Kuralt was honored with the William Allen White Foundation Award
for Journalistic Merit by the University of Kansas in 1989. Calder
Pickett, retired KU professor, met him there and found him "one of
the warmest, nicest people" he had met.
He took his time
A North Carolina native, Kuralt edited the student newspaper at
the University of North Carolina, where he graduated in 1955. He won
the 1956 Ernie Pyle Memorial Award for his offbeat, human interest
columns in the Charlotte News and leaped to CBS the next year. By the
'60s he was a roving news correspondent for the network. He didn't
mind the travel, but he wanted out of hard news and into features.
"On the Road," launched as a three-month experiment, was that
ticket out. What made the show work was the paradox its host
embodied. Kuralt believed in the permanent things, even while
reporting for the temporal medium of television. A man on the go in a
medium made for the moment, he always brought a measure of
Tocqueville and Whitman to what he observed and how he reported it.
Part of his method was to avoid being in a hurry, as so many
Americans are. He once told The Kansas City Star about meeting two
families who, like him, were traveling through western Kansas. One
was so intent on making their daily mileage quota that "they weren't
learning anything along the way. " The other family was stranded when
their car broke down, but a nearby farm family took them in and
showed them the wonders.
"I believe that you could close your eyes and put a pin on a map
and, wherever it landed, you could have a good time," Kuralt said.
Advice from Truman
It is hard to miss the emotional effect of the death of this
chronicler of the American way on the Fourth of July.
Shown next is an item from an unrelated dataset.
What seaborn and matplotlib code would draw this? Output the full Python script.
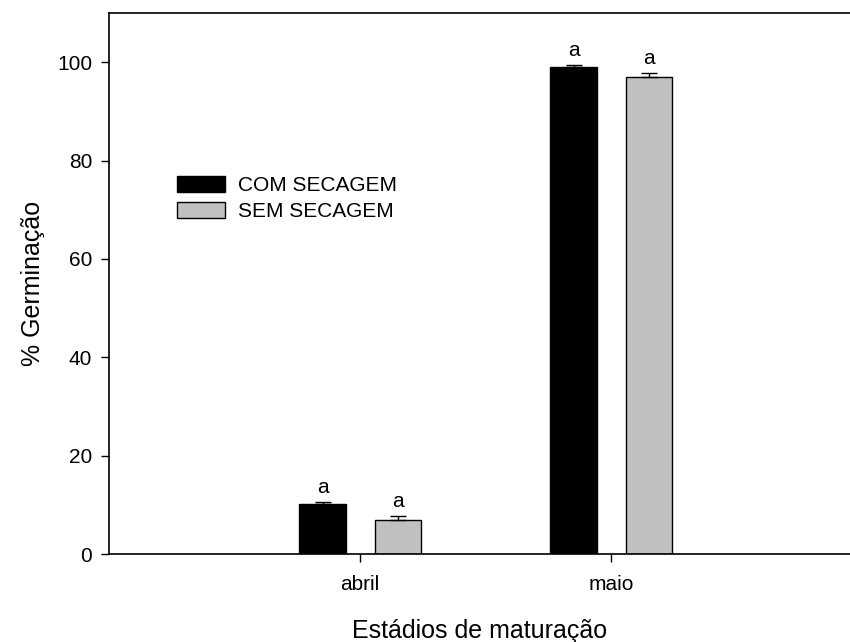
import matplotlib
matplotlib.use("Agg")
import matplotlib.pyplot as plt
import seaborn as sns
import pandas as pd

# data
months = ["abril", "maio"]
treatments = ["COM SECAGEM", "SEM SECAGEM"]
com_secagem = [10.2, 99.0]
sem_secagem = [7.0, 97.0]
com_err = [0.3, 0.4]
sem_err = [0.7, 0.7]
letters_com = ["a", "a"]
letters_sem = ["a", "a"]

colours = {"COM SECAGEM": "black", "SEM SECAGEM": "#c0c0c0"}

df = pd.DataFrame({
    "mes": months * 2,
    "trat": [treatments[0]] * 2 + [treatments[1]] * 2,
    "germ": com_secagem + sem_secagem,
    "err": com_err + sem_err,
    "letra": letters_com + letters_sem,
})

sns.set_style("ticks")
plt.rcParams["font.family"] = ["Liberation Sans", "DejaVu Sans"]
plt.rcParams["text.color"] = "black"
plt.rcParams["axes.labelcolor"] = "black"

fig = plt.figure(figsize=(8.5, 6.42), dpi=100)
ax = fig.add_axes([109 / 850, 88 / 642, 1 - 109 / 850, (554 - 13) / 642])

sns.barplot(data=df, x="mes", y="germ", hue="trat", palette=colours,
            order=months, hue_order=treatments, errorbar=None,
            width=0.60, gap=0.38, edgecolor="black", linewidth=1.0,
            ax=ax)

# error bars (upper only) and letters, placed on the bars seaborn drew
bars = [p for p in ax.patches if p.get_height() > 0][:4]
for bar, (_, row) in zip(bars, df.iterrows()):
    xc = bar.get_x() + bar.get_width() / 2
    h = bar.get_height()
    ax.errorbar(xc, h, yerr=[[0], [row["err"]]], fmt="none", ecolor="black",
                elinewidth=1.0, capsize=5.8, capthick=1.0)
    ax.annotate(row["letra"], (xc, h + row["err"]), xytext=(0, 4),
                textcoords="offset points", ha="center", va="bottom",
                fontsize=15, color="black")

ax.set_xlim(-1.0, 1.95)
ax.set_ylim(0, 110)
ax.set_yticks([0, 20, 40, 60, 80, 100])
ax.tick_params(axis="both", direction="out", length=6, width=1.0,
               labelsize=15, colors="black")
ax.tick_params(axis="x", pad=9)
ax.tick_params(axis="y", pad=6)

for side in ["left", "bottom", "top"]:
    ax.spines[side].set_visible(True)
    ax.spines[side].set_color("black")
    ax.spines[side].set_linewidth(1.2)
ax.spines["right"].set_visible(False)

ax.set_xlabel("Estádios de maturação", fontsize=18, labelpad=18)
ax.set_ylabel("% Germinação", fontsize=18, labelpad=9)

leg = ax.legend(loc="upper left", bbox_to_anchor=(177 / 850, 1 - 176 / 642),
                bbox_transform=fig.transFigure, frameon=False, fontsize=15,
                handlelength=2.3, handleheight=0.77, handletextpad=0.62,
                labelspacing=0.35, borderpad=0, borderaxespad=0)
for t in leg.get_texts():
    t.set_color("black")

fig.savefig("out.png", dpi=100)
Kuralt's
identification with this country and its customs went deeper than a
five-minute TV report.
Speaking in Independence in 1988, where he was honored with the
Harry S. Truman Award for Public Service, Kuralt recalled winning an
American Legion essay contest at the age of 14 and going to
Washington to receive his award from then-President Truman.
"Study the country's history," Kuralt remembered Truman telling
him.
It would be Kuralt's ability to combine the instinct of the
sojourner with the discipline of the journalist - to get lost and
then find himself before deadline - that would define his career.
"I don't think journalism lasts very long, and television
especially is gone with the speed of light," he told a group of
students at Kansas State University in 1982. "People can't live all
the time at the speed of light."
For Kuralt, and the millions who hung on his measured words, the
speed of sound was fast enough.
In addition to his brother, Kuralt is survived by his wife,
Suzanna; two daughters, a sister and three grandsons.
Kuralt will be buried in a cemetery on the University of North
Carolina's campus in Chapel Hill, his brother said Friday night. A
memorial service was planned for next week.
The Associated Press contributed.
(CORRECTION: Because of a wire service error, an article Saturday about the death of CBS News correspondent Charles Kuralt said an essay contest he won as a teenager was sponsored by the American Legion. The contest was sponsored by the Veterans of Foreign Wars.)